From the very first second of the very first scene, Slugs is a real piece of shit. A couple is out on the water, and somehow the guy gets dragged down beneath the water, soon to be replaced by a bubbling volcano of blood.

Considering the rest of this movie is about larger-than-average slugs that eat people, there isn’t a single plausible thing about this scene. How is a slug, or even a team of slugs, going to pull someone underwater, and what is going to propel the blood up to the surface that quickly? Nothing. Slugs should win the 1988 award for whatever category that kind of opening scene falls into.

Admittedly, the last 25 minutes or so – when people are beginning to figure out the film’s single plotline of “killer slugs are in them there sewers” – aren’t nearly as enjoyable as the opening hour, as they contain a lot more of the action and less of the dialogue.

And by action, I just mean people running around doing things. And the dialogue is mostly contained to things like, “There are slugs in the sewers killing people,” and reactions like, “You ain’t got enough authority to declare Happy Birthday!” So that’s something.

For a good while, this is one of the most mind-blowingly terrible/amazing films out there. While the backbone of the plot follows the eventual slug discovery by Michael Garfield’s Mike Brady (here’s a story…) and his school teacher wife, Kim (Kim Terry), this is less a film than just a series of vignettes of the town’s mentally gumballed citizens as the slugs disrupt their lives.

And barely anyone makes it out of this thing alive, so that is a lot of stupidity meeting its demise.

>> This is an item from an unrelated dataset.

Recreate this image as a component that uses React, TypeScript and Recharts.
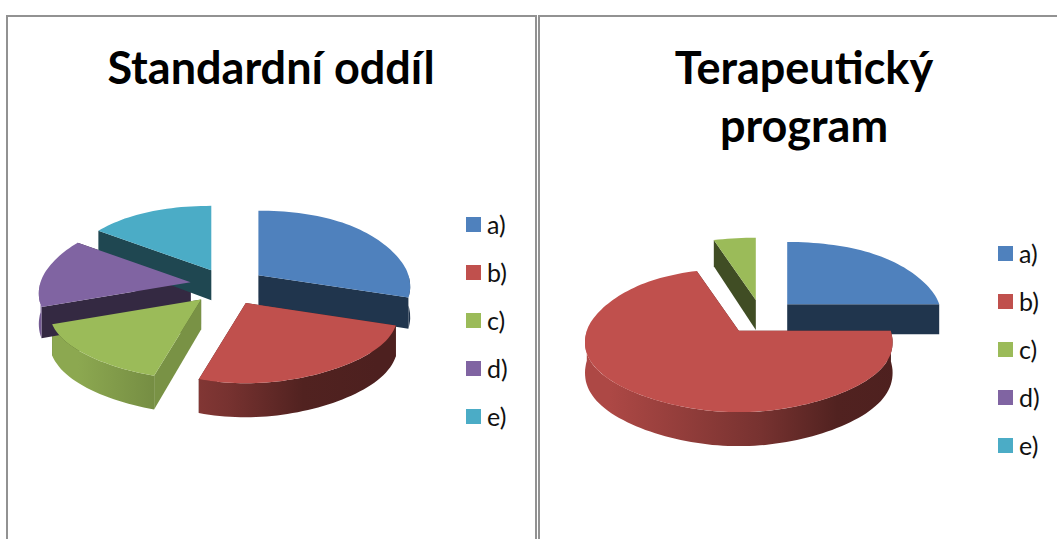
import { Legend, Pie, PieChart } from 'recharts';

const sliceLabels = ['a)', 'b)', 'c)', 'd)', 'e)'];
const sliceColors = ['#4F81BD', '#C0504D', '#9BBB59', '#8064A2', '#4BACC6'];
const standardValues = [29.5, 25.5, 15, 15.5, 14.5];
const therapyValues = [25, 70.5, 4.5, 0, 0];

const TILT_FRONT = 0.535;
const DEPTH = 30;
const FONT = 'Lato, "Open Sans", sans-serif';

const toRows = (values: number[]) =>
  sliceLabels.map((name, i) => ({ name, value: values[i], fill: sliceColors[i] }));

// darken a hex colour by a factor
function shade(hex: string, k: number) {
  const n = parseInt(hex.slice(1), 16);
  const ch = [(n >> 16) & 255, (n >> 8) & 255, n & 255].map((c) => Math.round(c * k));
  return `rgb(${ch[0]},${ch[1]},${ch[2]})`;
}

// recharts angles -> clockwise degrees from the top, plus a tilted projection
function project(props: any, explode: number, tiltBack: number) {
  const { cx, cy, outerRadius: R, startAngle, endAngle } = props;
  const from = 90 - startAngle;
  const to = 90 - endAngle;
  const mid = (((from + to) / 2) * Math.PI) / 180;
  const tilt = (c: number) => (c > 0 ? TILT_FRONT : tiltBack);
  const ox = cx + explode * Math.sin(mid);
  const oy = cy - explode * Math.cos(mid) * tilt(-Math.cos(mid));
  const at = (deg: number, r = 1, down = false) => {
    const t = (deg * Math.PI) / 180;
    const c = -Math.cos(t);
    // perspective: the near rim is fuller than an ellipse, the far rim flatter
    const w = 1 + (c > 0 ? 0.16 : -0.125) * Math.abs(c) * (1 - c * c);
    return {
      x: ox + R * r * Math.sin(t) * w,
      y: oy + R * c * r * tilt(c) + (down ? DEPTH + 4 * c * r : 0),
    };
  };
  return { from, to, at, R, cx };
}

const pathOf = (pts: { x: number; y: number }[]) =>
  pts.map((p, i) => `${i ? 'L' : 'M'}${p.x.toFixed(1)} ${p.y.toFixed(1)}`).join(' ') + ' Z';

function arc(at: any, a: number, b: number, down = false) {
  const pts = [];
  const steps = Math.max(2, Math.ceil(Math.abs(b - a) / 2));
  for (let i = 0; i <= steps; i++) pts.push(at(a + ((b - a) * i) / steps, 1, down));
  return pts;
}

const makeWalls = (chartId: string, explode: number, tiltBack: number) => (props: any) => {
  if (props.endAngle === props.startAngle) return <g />;
  const { from, to, at, R, cx } = project(props, explode, tiltBack);
  const fill = props.fill;
  const gradId = `${chartId}-wall-${props.index}`;
  const radial = (deg: number, k: number) => (
    <path
      d={pathOf([at(deg, 0), at(deg, 1), at(deg, 1, true), at(deg, 0, true)])}
      fill={shade(fill, k)}
    />
  );
  const a = Math.max(from, 90);
  const b = Math.min(to, 270);
  return (
    <g>
      <defs>
        <linearGradient id={gradId} gradientUnits="userSpaceOnUse" x1={cx - R} x2={cx + R} y1={0} y2={0}>
          <stop offset="0" stopColor={shade(fill, 0.9)} />
          <stop offset="0.5" stopColor={shade(fill, 0.62)} />
          <stop offset="0.75" stopColor={shade(fill, 0.42)} />
          <stop offset="1" stopColor={shade(fill, 0.4)} />
        </linearGradient>
      </defs>
      {radial(to, 0.41)}
      {radial(from, from > 180 && from < 230 ? 0.78 : 0.41)}
      {b > a && (
        <path
          d={pathOf([...arc(at, a, b), ...arc(at, b, a, true)])}
          fill={`url(#${gradId})`}
        />
      )}
    </g>
  );
};

const makeTop = (explode: number, tiltBack: number) => (props: any) => {
  if (props.endAngle === props.startAngle) return <g />;
  const { from, to, at } = project(props, explode, tiltBack);
  return <path d={pathOf([at(from, 0), ...arc(at, from, to)])} fill={props.fill} />;
};

function SquareLegend({ payload, rowHeight }: any) {
  // both Pie layers report their items, keep the first of each
  const items = (payload || []).filter(
    (item: any, i: number, all: any[]) => all.findIndex((o) => o.value === item.value) === i
  );
  return (
    <div>
      {items.map((item: any) => (
        <div
          key={item.value}
          style={{ height: rowHeight, display: 'flex', alignItems: 'center', fontFamily: FONT, fontSize: 25, color: '#111' }}
        >
          <span style={{ width: 15, height: 15, background: item.color, marginRight: 6 }} />
          {item.value}
        </div>
      ))}
    </div>
  );
}

function Chart3D({ id, values, left, width, cx, cy, radius, explode, tiltBack, legendLeft, legendTop }: any) {
  const rows = toRows(values);
  return (
    <div style={{ position: 'absolute', left, top: 0 }}>
      <PieChart width={width} height={539} margin={{ top: 0, right: 0, bottom: 0, left: 0 }}>
        <Pie
          data={rows}
          dataKey="value"
          nameKey="name"
          cx={cx}
          cy={cy}
          outerRadius={radius}
          startAngle={90}
          endAngle={-270}
          legendType="none"
          stroke="none"
          shape={makeWalls(id, explode, tiltBack)}
          isAnimationActive={false}
        />
        <Pie
          data={rows}
          dataKey="value"
          nameKey="name"
          cx={cx}
          cy={cy}
          outerRadius={radius}
          startAngle={90}
          endAngle={-270}
          legendType="square"
          stroke="none"
          shape={makeTop(explode, tiltBack)}
          isAnimationActive={false}
        />
        <Legend
          layout="vertical"
          content={<SquareLegend rowHeight={48} />}
          wrapperStyle={{ left: legendLeft, top: legendTop, width: 70, bottom: 'auto', right: 'auto' }}
        />
      </PieChart>
    </div>
  );
}

const titleStyle = {
  position: 'absolute',
  fontFamily: FONT,
  fontWeight: 700,
  fontSize: 45,
  lineHeight: '58px',
  color: '#000',
  textAlign: 'center',
  whiteSpace: 'pre-line',
} as const;

export default function App() {
  return (
    <div style={{ position: 'fixed', left: 0, top: 0, width: 1057, height: 539, overflow: 'hidden', background: '#fff' }}>
      <div style={{ position: 'absolute', left: 6, top: 15, width: 527, height: 600, border: '2px solid #929292' }} />
      <div style={{ position: 'absolute', left: 538, top: 15, width: 700, height: 600, border: '2px solid #929292' }} />
      <div style={{ ...titleStyle, left: 6, top: 38, width: 530 }}>Standardní oddíl</div>
      <div style={{ ...titleStyle, left: 604, top: 38, width: 400 }}>{'Terapeutický\nprogram'}</div>
      <Chart3D id="std" values={standardValues} left={0} width={537} cx={228} cy={285} radius={150} explode={38} tiltBack={0.43} legendLeft={466} legendTop={200} />
      <Chart3D id="ter" values={therapyValues} left={538} width={519} cx={223} cy={315} radius={152} explode={37} tiltBack={0.41} legendLeft={460} legendTop={229} />
    </div>
  );
}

I have a feeling that if everyone’s acting ability in this film were combined and injected into one person, that person would still lose an audition with one of the musicians from the Showbiz Pizza band.

Also stinking up the screen are a scientist and a sanitation department worker assisting Mike Brady in his ongoing efforts to figure out the situation. How do we know he’s a scientist? Every shot in his lab has some sort of a glass beaker or tube in the shot. Also, he wears glasses. How do we know the other guy is a sanitation department worker? He works in a tiny shitty office and answers his giant cordless phone saying, “Yeah, Sanitation Department.”

A shortlist of the film’s most fantastic moments:

*There is a shot of a head of lettuce slightly moving as ominous music reaches its crescendo.
*An old drunk man screams at the slugs, telling them not to hurt him.
*Least sexy sex in any ‘80s film ever. Groans are looped in sound editing.
*As fire hits a gas can, it blows up an entire greenhouse, and this is far from the only over-the-top explosion.
*Entire surfaces are covered in slugs, and people are landing on them.
*Nosebleed into a water glass.
*This guy:

This is the kind of film where you might expect someone to turn around, and the bags under their eyes are actually slugs. I gotta write that one down. Done. I will not let another 20 years go by before I go watching this massacre again. But I’m also not walking into my backyard without shoes for another couple of days.